Когда мы прибыли на Кубу, то жили в одном доме, как старые друзья. Но этой близости не суждено было оставаться долгой. Видя, что у Эль Патохо за полночь горит керосиновая лампа, я думал, что он всего лишь изучает кое-какие работы о своей стране. Но однажды Хулио сказал мне, что уезжает: время настало, и он должен выполнять свои обязанности.
Эль Патохо не имел никакого военного образования; он просто чувствовал, что долг зовет его, и отправился на борьбу в свою страну, чтобы попытаться там как-то повторить нашу партизанскую войну. У нас состоялась долгая беседа - редкость в те революционные времена на Кубе. Я ограничился тем, что искренне рекомендовал ему соблюдать три основных положения: постоянная подвижность, постоянное недоверие, постоянная осторожность... Они составляли сущность нашего партизанского опыта. Это было единственным, что я мог дать моему другу, кроме рукопожатия. Мог ли я посоветовать ему не ездить? Какое право я имел на это, когда мы сами попытались сделать нечто, по нашему собственному мнению, невозможное, и что, как мы теперь знаем, оказалось возможным?

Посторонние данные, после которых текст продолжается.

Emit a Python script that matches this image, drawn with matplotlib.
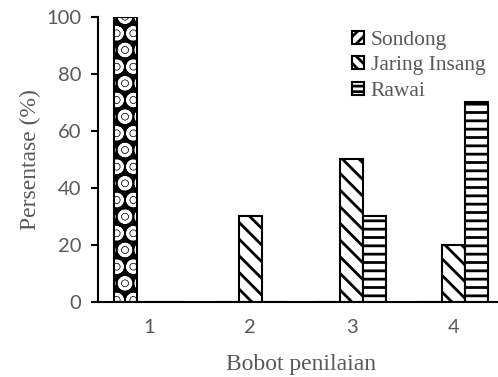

Снова у нас осталось горькое ощущение поражения".
Это горькое ощущение должно было остаться у Че. Он чувствовал, что положение во всей Латинской Америке вопиет, призывая к действию, но, не считая борьбы против Эскаланте, обязан был посвящать каждый свой день кубинской экономике, шатавшейся под тяжестью настоятельной необходимости обеспечить многократно выросший потребительский спрос населения.
Дефицит в промышленном секторе к марту 1962 года распространился на такие товары, как женское белье, мужские рубашки и обувь. Потребительский спрос на новые товары возрастал, сверхпотребление одних товаров сопровождалось нехваткой других. Дети имели право на стакан молока в день, но взрослые получали в неделю лишь одну пятую кварты1. С другой стороны, множество учащихся государственных школ получало дополнительный продовольственный паек. Бернстейн сообщал: "Действительно, большинство кубинского населения питалось намного лучше, чем в 1959 году, несмотря на нормирование продуктов, но городские рабочие и средний класс проигрывали материально, хотя и могли восполнить дефицит, проедая свои заработки.
Че с гневом говорил на производственном собрании:
"Мы создали множество богатых людей, которые до сих пор ничего не производят... из-за ужасно задуманных и безобразно проведенных инвестиций, из-за огромных расходов, которые мы понесли. У людей есть деньги, но все уже съедено; мы ели коров, а теперь у нас нет и маланги; имеется и множество других проблем... Мы несем ответственность и должны откровенно говорить об этом... Рабочий класс хочет осудить нас? Хорошо, пусть он осуждает нас, сменяет нас, расстреливает нас или делает что-нибудь еще. Но проблема - здесь".
Возможно, Че был слишком строг к себе. Ошибки министерства были естественным следствием неопытности; неправильные инвестиции были сделаны в попытке создать замену импорта, а оборудование фабрик, поставлявшееся из Восточной Европы, было предназначено для сырья, которого на Кубе по большей части не имелось. Однако существующая промышленность продолжала функционировать, хотя это и могло показаться невероятным в условиях блокады и всеобщего дефицита. И наконец, в качестве социальных приоритетов были приняты здравоохранение и образование. Зато в 1962 году приоритеты были переориентированы, и хаотичность в оплате труда постепенно преодолевалась. Фидель со своими сторонниками лишил поднявшую голову сталинистскую партию возможности захватить верх в ОРО и диктовать свою волю обществу в целом. Все это было трудным и сложным делом, но мысль Че о "коммунизме без партии", как спустя несколько лет выразится лидер итальянских левых Россана Росанда, нашла сильный отклик в глубинных слоях кубинского общества.
13 апреля завершила работу пленарная сессия, посвященная уборке сахара. "Не опасаясь того, что могут сказать враги, мы должны признать, что урожай был скудным". Главной проблемой была ужасная засуха; кроме того, "мы работаем очень неэффективно". Больше того, существовала "вражда между сельским хозяйством и промышленностью... Мне кажется, что сельское хозяйство несет большую часть вины за ту ссору, которая у нас происходила". Что-то положительное Че сказал лишь при обсуждении положения в Матансасе, где нападения контрреволюционеров, поджигавших посевы, повлекли в ответ впечатляющую реакцию населения.